First wines are a white Burgundy from Jadot and a new Vinho Verde from Portugal, the next wine is a showstopper, Esk Valley Artisanal Collection Albariño from New Zealand (Quite a few winemakers in New Zealand are trying out this mainly Spanish grape from Rias Baixas), this is a great wine for the money and definitely going to appear on the shelves. Great balance of fruit and acidity, with a touch of sea spray on the lips. I try to do all the wines on each table before moving on, so its onto the red wines and a lovely Pinot Noir. Don’t worry this isn’t from Burgundy, its from Carneros in California, good flavours and fresh cherry notes but maybe a little pricey, one to think about. Then out comes the ‘Under The Table’ wine, Kleine Zalze Project Z Syrah from the Coastal Region in South Africa. Wow, really good wine, lots of blackberry and pepper spice, with a touch of mineral graphite at the finish. A huge wine that will benefit from some time on the rack, will try and make some shelf space for this in the future.

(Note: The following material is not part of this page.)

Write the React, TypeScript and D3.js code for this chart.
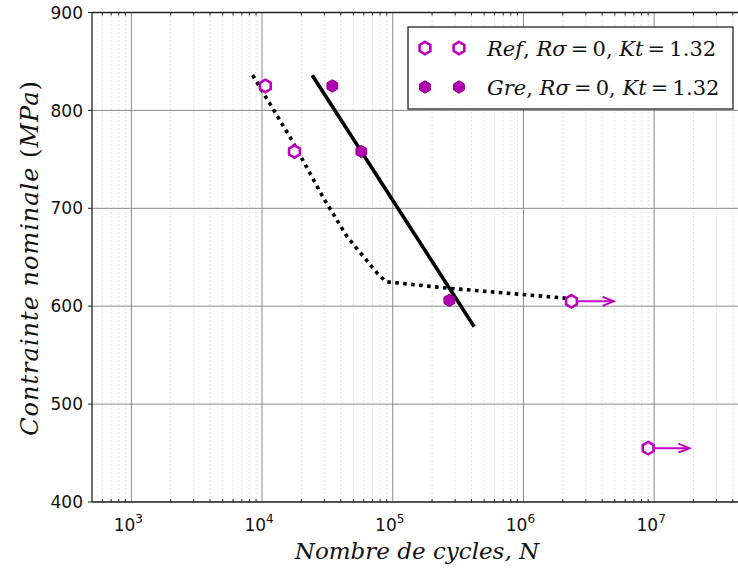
import React from "react";
import * as d3 from "d3";

// ---------- data ----------
const refCycles = [1.06e4, 1.77e4, 2.33e6, 9.0e6];
const refStress = [825, 758, 605, 455];
const refRunoutTo = [null, null, 4.9e6, 1.86e7];

const greCycles = [3.45e4, 5.75e4, 2.71e5];
const greStress = [825, 758, 606];

const solidCycles = [2.42e4, 4.2e5];
const solidStress = [836, 579];

const dottedCycles = [8.47e3, 1.65e4, 2.94e4, 4.47e4, 7.59e4, 8.9e4, 2.6e5, 2.2e6];
const dottedStress = [836, 772, 711, 671, 634, 625, 618.5, 608];

const xDecades = [1e3, 1e4, 1e5, 1e6, 1e7];
const xExponents = ["3", "4", "5", "6", "7"];
const yTicks = [400, 500, 600, 700, 800, 900];

const legendLabels = [
  { name: "Ref", filled: false },
  { name: "Gre", filled: true },
];

// ---------- layout ----------
const W = 738;
const H = 572;
const left = 92;
const top = 12.5;
const right = 745.5;
const bottom = 502;

const MAG = "#bf00bf";
const MAG_DARK = "#8a008a";
const TS = "\u2009";

function Hex({ x, y, filled }: { x: number; y: number; filled: boolean }) {
  const r = 6.2;
  const pts: string[] = [];
  for (let i = 0; i < 6; i++) {
    const a = -Math.PI / 2 + (Math.PI / 3) * i;
    pts.push(`${x + r * Math.cos(a)},${y + r * Math.sin(a)}`);
  }
  return filled ? (
    <polygon points={pts.join(" ")} fill="#b000b0" stroke={MAG_DARK} strokeWidth={1} />
  ) : (
    <polygon points={pts.join(" ")} fill="white" stroke={MAG} strokeWidth={2.6} />
  );
}

export default function App() {
  const x = d3.scaleLog().domain([500, 5e7]).range([left, right]);
  const y = d3.scaleLinear().domain([400, 900]).range([bottom, top]);

  const minor: number[] = [];
  for (let e = 2; e <= 7; e++) {
    for (let m = 2; m <= 9; m++) {
      const v = m * Math.pow(10, e);
      if (v > 500 && v < 5e7) minor.push(v);
    }
  }

  const lineGen = d3
    .line<[number, number]>()
    .x((d) => x(d[0]))
    .y((d) => y(d[1]));

  const solidData = solidCycles.map((c, i) => [c, solidStress[i]] as [number, number]);
  const dottedData = dottedCycles.map((c, i) => [c, dottedStress[i]] as [number, number]);

  const serif = "'DejaVu Serif', serif";
  const sans = "'DejaVu Sans', sans-serif";

  return (
    <svg
      width={W}
      height={H}
      style={{ position: "absolute", left: 0, top: 0, background: "white" }}
    >
      <defs>
        <clipPath id="plotclip">
          <rect x={left} y={top} width={right - left} height={bottom - top} />
        </clipPath>
      </defs>
      <rect x={0} y={0} width={W} height={H} fill="white" />

      {/* grid */}
      <g clipPath="url(#plotclip)">
        {minor.map((v, i) => (
          <line
            key={"mg" + i}
            x1={x(v)}
            x2={x(v)}
            y1={top}
            y2={bottom}
            stroke="#c8c8c8"
            strokeWidth={1}
            strokeDasharray="1,3"
          />
        ))}
        {xDecades.map((v, i) => (
          <line key={"gx" + i} x1={x(v)} x2={x(v)} y1={top} y2={bottom} stroke="#8a8a8a" strokeWidth={1} />
        ))}
        {yTicks.map((v, i) => (
          <line key={"gy" + i} x1={left} x2={right} y1={y(v)} y2={y(v)} stroke="#8a8a8a" strokeWidth={1} />
        ))}
      </g>

      {/* spines */}
      <line x1={left} x2={left} y1={top} y2={bottom} stroke="#222" strokeWidth={1.3} />
      <line x1={left} x2={right} y1={bottom} y2={bottom} stroke="#222" strokeWidth={1.3} />
      <line x1={left} x2={right} y1={top} y2={top} stroke="#222" strokeWidth={1.3} />

      {/* ticks */}
      {minor.map((v, i) => (
        <g key={"mt" + i}>
          <line x1={x(v)} x2={x(v)} y1={bottom} y2={bottom - 3} stroke="#222" strokeWidth={1} />
          <line x1={x(v)} x2={x(v)} y1={top} y2={top + 3} stroke="#222" strokeWidth={1} />
        </g>
      ))}
      {yTicks.map((v, i) => (
        <line key={"yt" + i} x1={left - 4} x2={left} y1={y(v)} y2={y(v)} stroke="#222" strokeWidth={1} />
      ))}

      {/* tick labels */}
      {yTicks.map((v, i) => (
        <text
          key={"yl" + i}
          x={left - 9}
          y={y(v)}
          dy="0.36em"
          textAnchor="end"
          fontFamily={sans}
          fontSize={17}
          fill="#111"
        >
          {v}
        </text>
      ))}
      {xDecades.map((v, i) => (
        <text key={"xl" + i} x={x(v) - 3} y={bottom + 29} textAnchor="middle" fontFamily={sans} fontSize={17} fill="#111">
          10
          <tspan dy={-8} fontSize={12}>
            {xExponents[i]}
          </tspan>
        </text>
      ))}

      {/* axis labels */}
      <text
        x={417}
        y={559}
        textAnchor="middle"
        fontFamily={serif}
        fontSize={23}
        fontStyle="italic"
        fill="#111"
      >
        Nombre de cycles, N
      </text>
      <text
        transform={`translate(38, 258) rotate(-90)`}
        textAnchor="middle"
        fontFamily={serif}
        fontSize={24}
        letterSpacing={1}
        fill="#111"
      >
        <tspan fontStyle="italic">Contrainte nominale </tspan>
        <tspan>(</tspan>
        <tspan fontStyle="italic">MPa</tspan>
        <tspan>)</tspan>
      </text>

      {/* curves */}
      <g clipPath="url(#plotclip)">
        <path d={lineGen(dottedData) || ""} fill="none" stroke="black" strokeWidth={3.6} strokeDasharray="3.6,4.4" />
        <path d={lineGen(solidData) || ""} fill="none" stroke="black" strokeWidth={3.6} />

        {/* run-out arrows */}
        {refCycles.map((c, i) => {
          const to = refRunoutTo[i];
          if (!to) return null;
          const x1 = x(c);
          const x2 = x(to);
          const yy = y(refStress[i]);
          return (
            <g key={"ar" + i} stroke={MAG} strokeWidth={2} fill="none">
              <line x1={x1} x2={x2} y1={yy} y2={yy} />
              <polyline points={`${x2 - 11},${yy - 4.5} ${x2},${yy} ${x2 - 11},${yy + 4.5}`} />
            </g>
          );
        })}

        {refCycles.map((c, i) => (
          <Hex key={"r" + i} x={x(c)} y={y(refStress[i])} filled={false} />
        ))}
        {greCycles.map((c, i) => (
          <Hex key={"g" + i} x={x(c)} y={y(greStress[i])} filled={true} />
        ))}
      </g>

      {/* legend */}
      <g>
        <rect x={408} y={27} width={325} height={82} fill="white" stroke="#222" strokeWidth={1.3} />
        {legendLabels.map((l, i) => {
          const cy = 48 + i * 39;
          return (
            <g key={"lg" + i}>
              <Hex x={425} y={cy} filled={l.filled} />
              <Hex x={459} y={cy} filled={l.filled} />
              <text x={487} y={cy + 7.5} fontFamily={serif} fontSize={21} fill="#111">
                <tspan fontStyle="italic">{l.name}</tspan>
                <tspan>, </tspan>
                <tspan fontStyle="italic">Rσ</tspan>
                <tspan>{TS + "=" + TS + "0, "}</tspan>
                <tspan fontStyle="italic">Kt</tspan>
                <tspan>{TS + "=" + TS + "1.32"}</tspan>
              </text>
            </g>
          );
        })}
      </g>
    </svg>
  );
}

Next table is a relatively new supplier to us at the shop so its great to taste a bit more of their range. First wines are from the Loire Valley in France from a producer called Jeremy Villemaine. We tried a sparkling wine from him, a blend of Chenin Blanc and Chardonnay made in the same way as Champagne. Fresh and fruity, and bags of flavour and great value as well, another one for the shop. We then try Jeremy Villemaine Cot, the original name for Malbec. Another cracking wine, dark berry fruits, plum and cherry, with good acidity to give a bit of freshness in the finish, another one for the shop list. (Actually, these are now in the shop and on the shelves, we all liked them that much). A few more wines, including a lovely Neethlingshof Estate Sauvignon Blanc from South Africa and its onto the next table, lots to taste still.
I visit another couple of new suppliers, though nothing really stood out and I’m off to taste with our friends from Alpine Wines, lots to choose from and there are some great new wines coming into the store soon, but you will have to wait and see for those ones. Now it is time to visit another current supplier, Vineyard Productions, they have been a great supplier for New Zealand Sauvignon Blanc (Fincher & Co Awatere Valley and The Dividing Line, both great favourites of the staff and customers). We start with an Austrian Gruner Veltliner and a Vermintino from Sardinia, really nice wines but then we try El Garbi Grenache Blanc from Terra Alta in Spain. It’s so good I ask for another taste, I’m a big fan of the Grenache Blanc grape, this has loads of flavours going on, and texture as well. It’s another one going on the shop list, straight away.
A quick meet up with the team, swap some notes and agree to meet at the end, there is a cold beer with my name on it somewhere. Back to the tasting and I visit some of our other suppliers, stopping off at the Hungarian specialist Malux. It’s another table filled with fantastic finds and I’m going to have to limit my choices but the Pajzos Furmint T and an Orange wine from Etyeki Kuria MSP Projekt Grey Orange really stand out, I have a quick chat with Audrey, our rep, and its decided that what we need is a mixed case of Hungarian goodies to showcase in the shop, and maybe a tasting for the future. Watch this space.
Ten tables down and my palate is starting to flag, I’m ready for that beer now and then I notice one last table, there’s thirty minutes left so I go through the ones I’m looking for, Italian Falanghina and Barolos. There are some interesting ones here and I make a note to follow up with the rest of the team. Now it is off to Cafe Beermoth for a couple of beers and a chat with the rest of the team, lots of new wines to bring in so keep your eyes peeled for our new Spring Collection.